A bill that will curtail short-term vacation rentals has been signed into law after the Honolulu City Council passed it earlier this month.

Under the new law, a unit can be rented without a permit for a minimum of 90 days — a change from 30 days. It also restricts new vacation rental permits to resort-zoned areas such as Waikīkī and Ko Olina.

On-street guest parking is also prohibited.

Mayor Rick Blangiardi signed Bill 41 at a press conference Tuesday at Kailua Beach Park.

His administration introduced the measure in order to curtail the number of illegal vacation rentals in areas like Kailua that are not zoned for tourism, but have become hot spots for visitors.

While previous laws have restricted vacation rentals, Blangiardi believes the new law will allow for more enforcement.

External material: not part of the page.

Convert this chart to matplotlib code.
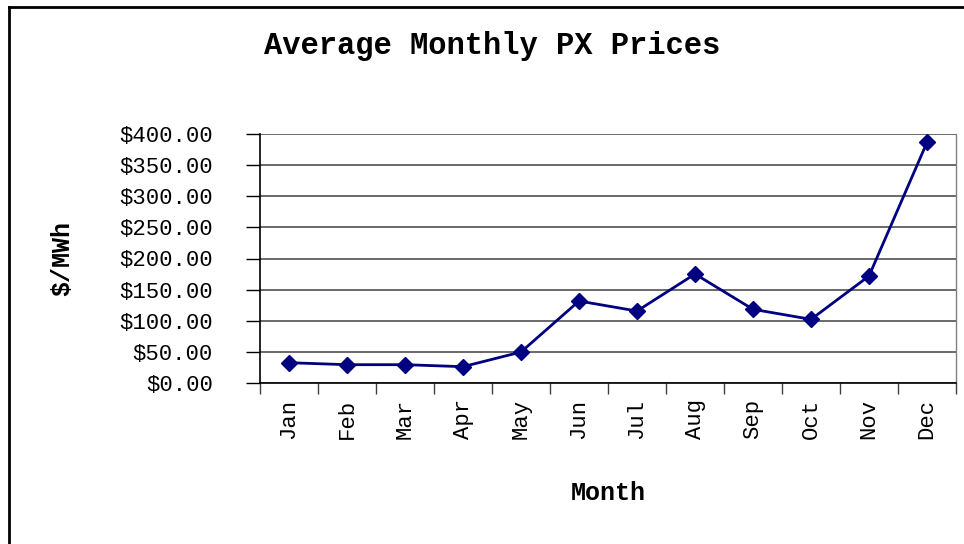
import matplotlib
matplotlib.use("Agg")
import matplotlib.pyplot as plt
from matplotlib.lines import Line2D
from matplotlib.ticker import FuncFormatter, MultipleLocator

months = ["Jan", "Feb", "Mar", "Apr", "May", "Jun", "Jul", "Aug", "Sep", "Oct", "Nov", "Dec"]
prices = [32.2, 29.0, 29.0, 25.8, 49.4, 131.5, 115.4, 175.0, 118.2, 102.0, 171.8, 387.0]
title = "Average Monthly PX Prices"
xlabel = "Month"
ylabel = "$/MWh"

W, H = 964, 544
fig = plt.figure(figsize=(W / 100, H / 100), dpi=100)
fig.patch.set_facecolor("white")

font = "Liberation Mono"

ax = fig.add_axes([260 / W, 1 - 382.7 / H, (956 - 260) / W, (382.7 - 134.3) / H])
x = list(range(len(months)))
ax.plot(x, prices, color="#000080", lw=2, marker="D", markersize=8,
        markerfacecolor="#000080", markeredgecolor="#000080", zorder=3, clip_on=False)

ax.set_xlim(-0.5, len(months) - 0.5)
ax.set_ylim(0, 400)
ax.yaxis.set_major_locator(MultipleLocator(50))
ax.yaxis.set_major_formatter(FuncFormatter(lambda v, p: f"${v:.2f}"))
ax.grid(axis="y", color="#505050", lw=1.2)
ax.set_axisbelow(True)

ax.set_xticks(x)
ax.set_xticklabels(months, rotation=90, fontfamily=font, fontsize=16, va="top")
ax.set_xticks([i - 0.5 for i in range(len(months) + 1)], minor=True)
ax.tick_params(axis="x", which="major", length=0, pad=12)
ax.tick_params(axis="x", which="minor", length=8, width=1, color="#404040", direction="out")
ax.tick_params(axis="y", which="major", length=10, width=1, direction="out", pad=24)
for lab in ax.get_yticklabels():
    lab.set_fontfamily(font)
    lab.set_fontsize(16)

ax.spines["top"].set_visible(False)
ax.spines["right"].set_color("#808080")
ax.spines["right"].set_linewidth(1)
ax.spines["left"].set_color("black")
ax.spines["left"].set_linewidth(1.2)
ax.spines["bottom"].set_color("black")
ax.spines["bottom"].set_linewidth(1.2)

fig.text(492 / W, 1 - 46 / H, title, ha="center", va="center",
         fontfamily=font, fontweight="bold", fontsize=22)
fig.text(608 / W, 1 - 493 / H, xlabel, ha="center", va="center",
         fontfamily=font, fontweight="bold", fontsize=18)
fig.text(62 / W, 1 - 258 / H, ylabel, ha="center", va="center", rotation=90,
         fontfamily=font, fontweight="bold", fontsize=18)

# outer chart frame
fig.add_artist(Line2D([9 / W, 9 / W], [0, 1 - 7 / H], transform=fig.transFigure,
                      color="black", lw=2))
fig.add_artist(Line2D([9 / W, 1], [1 - 7 / H, 1 - 7 / H], transform=fig.transFigure,
                      color="black", lw=2))

fig.savefig("out.png", dpi=100, facecolor="white")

Honolulu Mayor Rick Blangiardi speaks at a press conference at Kailua Beach Park on April 26, 2022
Jason Ubay
/
HPR
[FILE] Honolulu Mayor Rick Blangiardi speaks at a press conference at Kailua Beach Park on April 26, 2022

“It’s interesting that today is a historic day. We've signed a bill, it's into effect, but we'll begin enforcing in six months — the time it takes to prepare," Blangiardi said. "But the reason why Bill 89 wasn't suitable enough for us is we felt that it didn't have the enforcement capability that we're looking at with 41. And we've been over this and over this."

"It's always about execution. Plans are one thing, right? So I don't have the ability to predict the future except to say we've put everything in place now and we will execute. So I'm serving fair warning,” he said.

The city’s Department of Planning and Permitting has requested seven full-time positions for short-term rental enforcement.

The council had voted 8-1 with Councilmember Andria Tupola being the only “no” vote.